Sabemos que as vacinas são sujeitas a longos e rigorosos processos de aprovação, comparativamente a outros medicamentos: não é de espantar, porque serão tomadas por milhões e milhões de pessoas saudáveis. No caso da vacina contra o SARS-CoV-2, o vírus que causa a covid-19, o processo teve uma velocidade sem paralelo, quando costuma demorar mais de uma década. Em novembro não conhecíamos a doença, em julho temos três conglomerados farmacêuticos, um britânico, dois chineses, com vacinas na fase 3, a última fase de ensaios clínicos – um quarto conglomerado, liderado pela norte-americana Pfizer, deverá juntar-se até ao final do mês.

Afinal, como foi possível um progresso tão rápido? Por um lado, «permitiram aos cientistas saltar por cima de alguns testes em animais. Ou usar dados de testes em animais muito mais limitados do que tipicamente aceite, e passar imediatamente para testes em humanos», explica Michael Gusmano, investigador de políticas públicas no Centro Hastings e professor na Faculdade de Saúde Pública de Rutgers, ao SOL. «Outro fator é que, dado que isto é um coronavírus, como SARS e o MERS, já havia alguma pesquisa feita», refere. «Não é como se estivessem a começar numa folha em branco, com uma categoria de vírus que não compreendiam, apesar de este ser, obviamente, um coronavírus novo».

Ainda assim, Gusmano mostra alguns receios. «Mesmo entre aqueles que acreditam que as vacinas são uma ferramenta de saúde pública incrivelmente importante, há receios quanto a ir demasiado depressa. Em ciência não se pode saltar passos», avisa.

Por mais amplos que sejam os testes clínicos necessários, com dezenas de milhares de voluntários na fase 3, duas coisas fundamentais continuam por saber: quanto tempo dura a imunidade e qual a eficácia de uma potencial vacina, ambas essenciais para a tão desejada imunidade de grupo.

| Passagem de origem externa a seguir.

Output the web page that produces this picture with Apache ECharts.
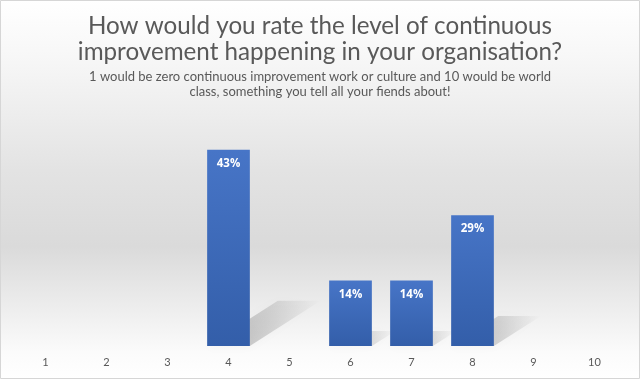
<!DOCTYPE html>
<html><head><meta charset="utf-8">
<script src="https://cdn.jsdelivr.net/npm/echarts@6/dist/echarts.min.js"></script>
<style>html,body{margin:0;padding:0;background:#fff}#c{width:640px;height:379px}</style>
</head><body><div id="c"></div>
<script>
const categories = ['1','2','3','4','5','6','7','8','9','10'];
const values = [0, 0, 0, 42.86, 0, 14.29, 14.29, 28.57, 0, 0];
const titleLines = ['How would you rate the level of continuous', 'improvement happening in your organisation?'];
const subLines = ['1 would be zero continuous improvement work or culture and 10 would be world', 'class, something you tell all your fiends about!'];

const chart = echarts.init(document.getElementById('c'));
const barRatio = 0.7;
const txt = (s, y, size) => ({type:'text', x:320, y:y, z:50,
  style:{text:s, textAlign:'center', textVerticalAlign:'middle', fontFamily:'Lato', fontSize:size, fill:'#595959'}});
chart.setOption({
  backgroundColor: {type:'linear',x:0,y:0,x2:0,y2:1,colorStops:[
    {offset:0,color:'#ffffff'},{offset:0.15,color:'#f7f7f7'},{offset:0.45,color:'#e3e3e3'},
    {offset:0.65,color:'#dadada'},{offset:0.82,color:'#eeeeee'},{offset:0.93,color:'#fbfbfb'},{offset:1,color:'#ffffff'}]},
  animation:false,
  grid:{left:15,right:15,top:117,bottom:33},
  xAxis:{type:'category',data:categories,
    axisLine:{show:false},axisTick:{show:false},
    axisLabel:{color:'#595959',fontFamily:'Lato',fontSize:11,margin:11}},
  yAxis:{type:'value',min:0,max:50,show:false,splitLine:{show:false}},
  graphic:[
    {type:'rect',shape:{x:0.5,y:0.5,width:639,height:378},style:{fill:'none',stroke:'#d6d6d6',lineWidth:1},z:100},
    txt(titleLines[0], 26, 24.2), txt(titleLines[1], 52, 24.2),
    txt(subLines[0], 76.5, 13), txt(subLines[1], 92, 13)
  ],
  series:[
    {type:'custom', z:1, silent:true,
      data: values.map((v,i)=>[i,v]),
      renderItem:function(params, api){
        const v = api.value(1);
        if (!v) return null;
        const base = api.coord([api.value(0),0]);
        const top = api.coord([api.value(0),v]);
        const h = base[1]-top[1];
        const w = api.size([1,0])[0]*barRatio;
        const x0 = base[0]-w/2, x1 = base[0]+w/2;
        const dx = h*0.36, dy = -h*0.23;
        return {type:'polygon',
          shape:{points:[[x0,base[1]],[x1,base[1]],[x1+dx,base[1]+dy],[x0+dx,base[1]+dy]]},
          style:{fill:{type:'linear',x:0,y:1,x2:1,y2:0,colorStops:[
            {offset:0,color:'rgba(0,0,0,0.26)'},{offset:0.55,color:'rgba(0,0,0,0.13)'},{offset:1,color:'rgba(0,0,0,0)'}]},
            shadowBlur:10,shadowColor:'rgba(0,0,0,0.15)'}};
      }},
    {type:'bar', z:2, data:values, barWidth:(barRatio*100)+'%',
      itemStyle:{color:{type:'linear',x:0,y:0,x2:0,y2:1,colorStops:[
        {offset:0,color:'#4775c7'},{offset:1,color:'#335ea9'}]}},
      label:{show:true,position:'insideTop',distance:8,color:'#ffffff',fontWeight:'bold',
        fontFamily:'Open Sans',fontSize:11.5,
        formatter:function(p){return p.value ? Math.round(p.value)+'%' : '';}}
    }
  ]
});
</script></body></html>
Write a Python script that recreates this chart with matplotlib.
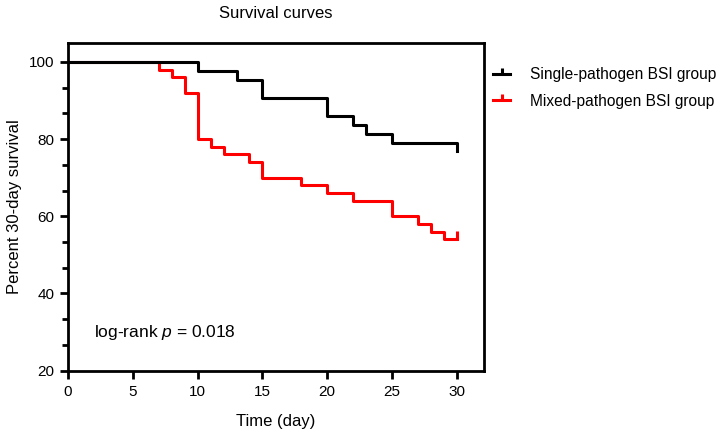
import matplotlib
matplotlib.use("Agg")
import matplotlib.pyplot as plt
from matplotlib.ticker import MultipleLocator
from matplotlib.lines import Line2D

plt.rcParams['font.family'] = ['Liberation Sans', 'DejaVu Sans']
plt.rcParams['mathtext.fontset'] = 'custom'
plt.rcParams['mathtext.it'] = 'Liberation Sans:italic'
plt.rcParams['mathtext.rm'] = 'Liberation Sans'

# Kaplan-Meier steps
single_days = [0, 10, 13, 15, 20, 22, 23, 25, 30]
single_surv = [100, 97.7, 95.3, 90.7, 86.0, 83.7, 81.4, 79.1, 77.0]

mixed_days = [0, 7, 8, 9, 10, 11, 12, 14, 15, 18, 20, 22, 25, 27, 28, 29, 30]
mixed_surv = [100, 98, 96, 92, 80, 78, 76, 74, 70, 68, 66, 64, 60, 58, 56, 54, 54]
mixed_censor_day = [30]
mixed_censor_surv = [54]

labels = ['Single-pathogen BSI group', 'Mixed-pathogen BSI group']
red = '#ff0000'

# censor tick pointing up
tick_up = [(0, 0), (0, 1)]

fig = plt.figure(figsize=(7.24, 4.34), dpi=100)
ax = fig.add_axes([0.094, 0.146, 0.5745, 0.756])

ax.step(mixed_days, mixed_surv, where='post', color=red, lw=2.2, zorder=2)
ax.plot(mixed_censor_day, mixed_censor_surv, ls='none', marker=tick_up,
        ms=11, mew=2.2, color=red, zorder=2)
ax.step(single_days, single_surv, where='post', color='black', lw=2.2, zorder=3)

ax.set_xlim(0, 32.1)
ax.set_ylim(20, 105)
ax.set_xticks(range(0, 31, 5))
ax.yaxis.set_major_locator(MultipleLocator(20))
ax.yaxis.set_minor_locator(MultipleLocator(20 / 3))

for s in ax.spines.values():
    s.set_linewidth(2.0)
ax.tick_params(axis='both', which='major', length=6, width=2.0, labelsize=11, pad=4)
ax.tick_params(axis='y', which='minor', length=4, width=2.0)

ax.set_xlabel('Time (day)', fontsize=12, labelpad=11)
ax.set_ylabel('Percent 30-day survival', fontsize=12, labelpad=5)
ax.set_title('Survival curves', fontsize=12, pad=18)

ax.text(2.0, 29.8, 'log-rank $p$ = 0.018', fontsize=12.5, va='center', ha='left')

handles = [
    Line2D([], [], color='black', lw=2.2, marker=tick_up, ms=9, mew=2.2),
    Line2D([], [], color=red, lw=2.2, marker=tick_up, ms=9, mew=2.2),
]
ax.legend(handles, labels, loc='upper left', bbox_to_anchor=(0.988, 0.968),
          frameon=False, fontsize=11.2, handlelength=1.1, handletextpad=1.25,
          labelspacing=0.75, numpoints=1)

fig.savefig('out.png', dpi=100)
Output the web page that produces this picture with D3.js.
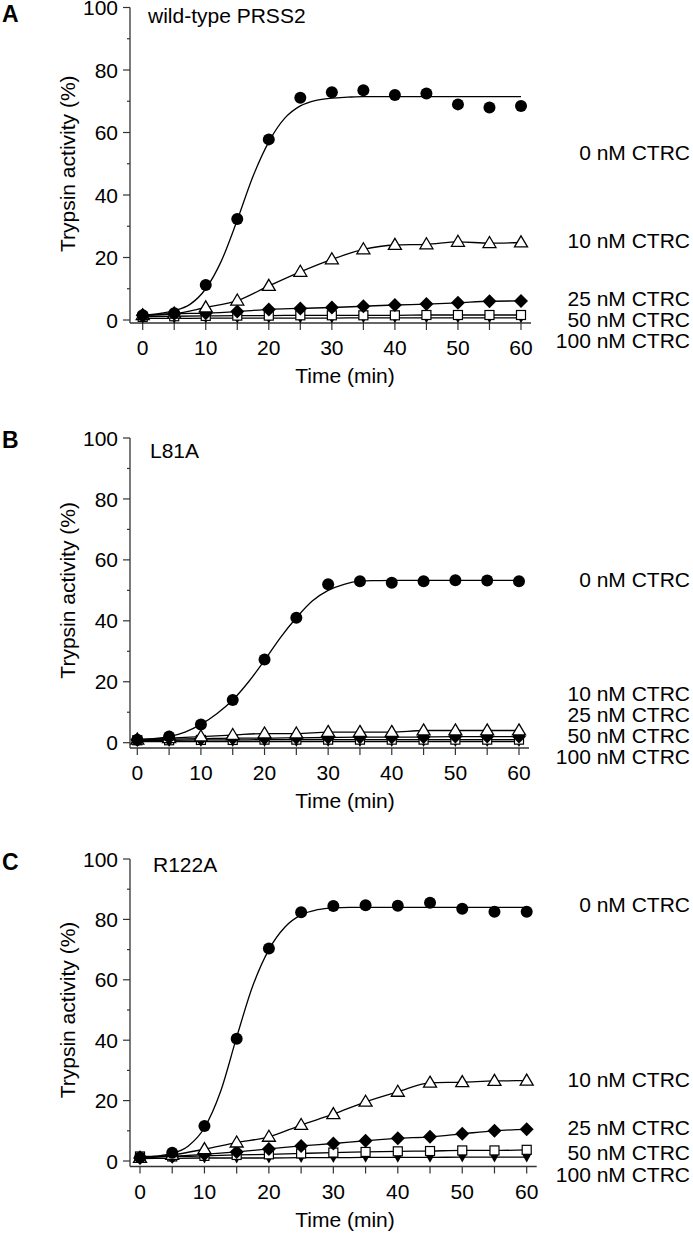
<!DOCTYPE html>
<html><head><meta charset="utf-8">
<script src="https://cdn.jsdelivr.net/npm/d3@7"></script>
<style>body{margin:0;background:#fff}svg{display:block}text{font-family:"Liberation Sans",Arial,sans-serif;fill:#000}</style>
</head><body><svg id="c" width="693" height="1233"></svg>
<script>
const times = [0,5,10,15,20,25,30,35,40,45,50,55,60];
const fitTimes = [0,2.5,5,7.5,10,12.5,15,17.5,20,22.5,25,27.5,30,32.5,35,37.5,40,42.5,45,47.5,50,52.5,55,57.5,60];
const xTicks = [0,5,10,15,20,25,30,35,40,45,50,55,60];
const xTickLabels = [0,10,20,30,40,50,60];
const yTickLabels = [0,20,40,60,80,100];
const seriesNames = ["0 nM CTRC","10 nM CTRC","25 nM CTRC","50 nM CTRC","100 nM CTRC"];
const panelLetters = ["A","B","C"];
const panelTitles = ["wild-type PRSS2","L81A","R122A"];

// Panel A
const A_0   = [1.5,2.2,11.2,32.3,57.8,71.1,72.9,73.5,72,72.5,69,68,68.5];
const A_0fit= [1.5,2,3,5,10,19,32,46,57,64.5,68.5,70.3,71,71.3,71.5,71.5,71.5,71.5,71.5,71.5,71.5,71.5,71.5,71.5,71.5];
const A_10  = [1.5,2,4,6.2,10.9,15.4,19.4,22.6,24,24.2,25,24.6,24.8];
const A_25  = [1.5,2,2.2,2.7,3.4,3.7,4,4.4,4.8,5.1,5.5,6,6.1];
const A_50  = [1,1.2,1.3,1.4,1.4,1.5,1.5,1.5,1.5,1.6,1.6,1.6,1.6];
const A_100 = [0.5,0.5,0.6,0.6,0.6,0.6,0.6,0.7,0.7,0.7,0.7,0.7,0.7];
// Panel B
const B_0   = [1,2,6,14,27.3,41,52,53,52.5,53,53.3,53.2,53];
const B_0fit= [1,1.3,2,3.5,6,9.5,14,20,27,34.5,41,46.5,50,52,53,53.2,53.3,53.3,53.3,53.3,53.3,53.3,53.3,53.3,53.3];
const B_10  = [1,1.5,2,2.5,3,3,3.5,3.5,3.5,4,4,4,4];
const B_25  = [1,1.2,1.3,1.5,1.5,1.6,1.7,1.8,1.8,1.9,2,2,2];
const B_50  = [0.8,0.8,0.9,0.9,1,1,1,1,1,1,1,1,1];
const B_100 = [0.4,0.4,0.4,0.4,0.4,0.4,0.4,0.4,0.4,0.4,0.4,0.4,0.4];
// Panel C
const C_0   = [1.2,2.7,11.6,40.5,70.4,82.4,84.4,84.7,84.5,85.5,83.5,82.5,82.5];
const C_0fit= [1.2,1.6,2.5,5,11,23,41,58,70,77.5,81.5,83.2,83.8,84,84,84,84,84,84,84,84,84,84,84,84];
const C_10  = [1,2,3.9,6.1,8,11.9,15.5,19.6,22.9,25.9,26.1,26.5,26.6];
const C_25  = [1,1.5,2.2,3,4,5,5.8,6.7,7.5,8,9,10,10.5];
const C_50  = [1.5,1.5,1.7,2,2.2,2.5,2.8,3,3.2,3.3,3.5,3.5,3.7];
const C_100 = [0.8,0.9,1,1,1,1.1,1.1,1.2,1.2,1.2,1.3,1.3,1.3];

const panelData = [
  {fit:A_0fit, series:[A_0,A_10,A_25,A_50,A_100]},
  {fit:B_0fit, series:[B_0,B_10,B_25,B_50,B_100]},
  {fit:C_0fit, series:[C_0,C_10,C_25,C_50,C_100]}
];
// layout
const layout = [
  {yTop:7.5, y0:320, axisY:323, x0:142.7, x60:521, letterY:22, titleX:148, titleY:23, labelY:[153,241,299,320,341]},
  {yTop:438, y0:742.7, axisY:748, x0:137.3, x60:519, letterY:448, titleX:150, titleY:458, labelY:[580,694,715,736,757]},
  {yTop:859, y0:1161, axisY:1166.5, x0:140, x60:526.7, letterY:870, titleX:153, titleY:872, labelY:[905,1080,1128,1153,1175]}
];
const FS = 21;
const svg = d3.select("#c");

function shape(type, g, x, y){
  if(type===0){ g.append("circle").attr("cx",x).attr("cy",y).attr("r",6).attr("fill","#000"); }
  else if(type===1){ const s=13,h=11; g.append("path").attr("d",`M${x},${y-h*0.6}L${x+s/2},${y+h*0.4}L${x-s/2},${y+h*0.4}Z`).attr("fill","#fff").attr("stroke","#000").attr("stroke-width",1.3); }
  else if(type===2){ const r=7; g.append("path").attr("d",`M${x},${y-r}L${x+r},${y}L${x},${y+r}L${x-r},${y}Z`).attr("fill","#000"); }
  else if(type===3){ const r=4.5; g.append("rect").attr("x",x-r).attr("y",y-r).attr("width",2*r).attr("height",2*r).attr("fill","#fff").attr("stroke","#000").attr("stroke-width",1.2); }
  else { const s=10,h=9; g.append("path").attr("d",`M${x},${y+h*0.6}L${x+s/2},${y-h*0.4}L${x-s/2},${y-h*0.4}Z`).attr("fill","#000"); }
}

panelData.forEach((pd,i)=>{
  const L = layout[i];
  const x = d3.scaleLinear().domain([0,60]).range([L.x0,L.x60]);
  const y = d3.scaleLinear().domain([0,100]).range([L.y0,L.yTop]);
  const g = svg.append("g");
  const axisX = 130;
  const yAx = g.append("g").attr("transform",`translate(${axisX},0)`);
  yAx.append("line").attr("x1",0).attr("x2",0).attr("y1",L.yTop).attr("y2",L.axisY).attr("stroke","#333").attr("stroke-width",1.3);
  d3.range(0,101,10).forEach(v=>{
    const major = v%20===0;
    yAx.append("line").attr("x1",major?-7:-3).attr("x2",0).attr("y1",y(v)).attr("y2",y(v)).attr("stroke","#333").attr("stroke-width",1.2);
  });
  yAx.selectAll("text.yt").data(yTickLabels).join("text").attr("class","yt")
    .attr("x",-12).attr("y",d=>y(d)).attr("dy","0.36em").attr("text-anchor","end").attr("font-size",FS).text(d=>d);
  const xAx = g.append("g").attr("transform",`translate(0,${L.axisY})`);
  xAx.append("line").attr("x1",axisX).attr("x2",L.x60+10).attr("y1",0).attr("y2",0).attr("stroke","#333").attr("stroke-width",1.3);
  xAx.selectAll("line.xt").data(xTicks).join("line").attr("class","xt")
    .attr("x1",d=>x(d)).attr("x2",d=>x(d)).attr("y1",0).attr("y2",7).attr("stroke","#333").attr("stroke-width",1.2);
  xAx.selectAll("text.xl").data(xTickLabels).join("text").attr("class","xl")
    .attr("x",d=>x(d)).attr("y",32).attr("text-anchor","middle").attr("font-size",FS).text(d=>d);
  g.append("text").attr("x",345).attr("y",L.axisY+60).attr("text-anchor","middle").attr("font-size",FS).text("Time (min)");
  g.append("text").attr("transform",`translate(75,${(L.yTop+L.y0)/2}) rotate(-90)`).attr("text-anchor","middle").attr("font-size",FS).text("Trypsin activity (%)");
  g.append("text").attr("x",2).attr("y",L.letterY).attr("font-size",23).attr("font-weight","bold").text(panelLetters[i]);
  g.append("text").attr("x",L.titleX).attr("y",L.titleY).attr("font-size",FS).text(panelTitles[i]);
  const line = d3.line().x(d=>x(d[0])).y(d=>y(d[1])).curve(d3.curveMonotoneX);
  g.append("path").attr("d",line(fitTimes.map((t,k)=>[t,pd.fit[k]]))).attr("fill","none").attr("stroke","#000").attr("stroke-width",1.3);
  for(let s=1;s<5;s++){
    g.append("path").attr("d",line(times.map((t,k)=>[t,pd.series[s][k]]))).attr("fill","none").attr("stroke","#000").attr("stroke-width",1.3);
  }
  for(let s=4;s>=0;s--){
    const mg = g.append("g");
    times.forEach((t,k)=>shape(s,mg,x(t),y(pd.series[s][k])));
  }
  seriesNames.forEach((n,s)=>{
    g.append("text").attr("x",690).attr("y",L.labelY[s]).attr("dy","0.35em").attr("text-anchor","end").attr("font-size",FS).text(n);
  });
});
</script></body></html>
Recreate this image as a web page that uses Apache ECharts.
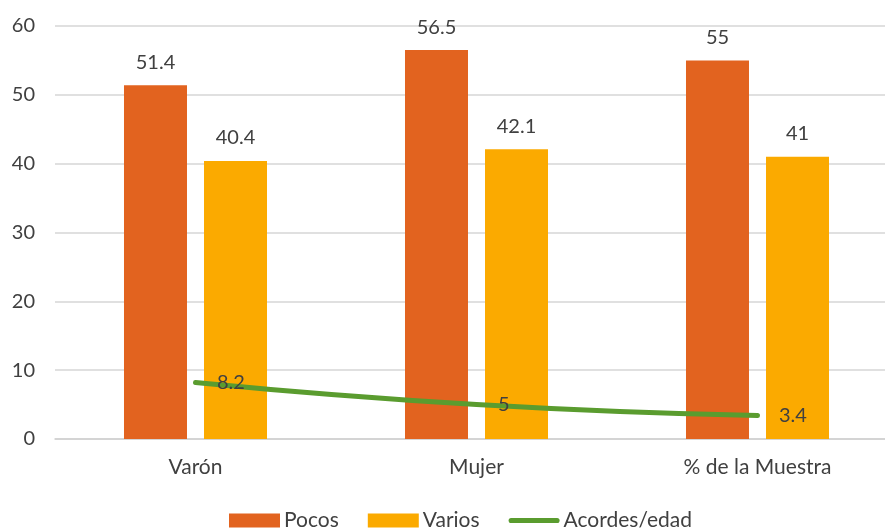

«Tivemos muito pouco tempo de trabalho experimental, no que diz respeito tanto às vacinas como à infeção natural», nota Pedro Simas, investigador do Instituto de Medicina Molecular, ao SOL. «O que sabemos dos outros coronavírus, que já os conhecemos há mais de 80 anos, é que o espectro de imunidade varia», diz o virulogista. Salientando que, no toca a infeção natural, a resposta imunitária tem sido relacionada com a gravidade da inflamção causada. «Indo ao SARS-Cov, o primeiro SARS que apareceu, há registos de imunidades pouco duradoras, com dois ou três anos, ou de imunidades que duraram cerca de 10 anos», refere Simas.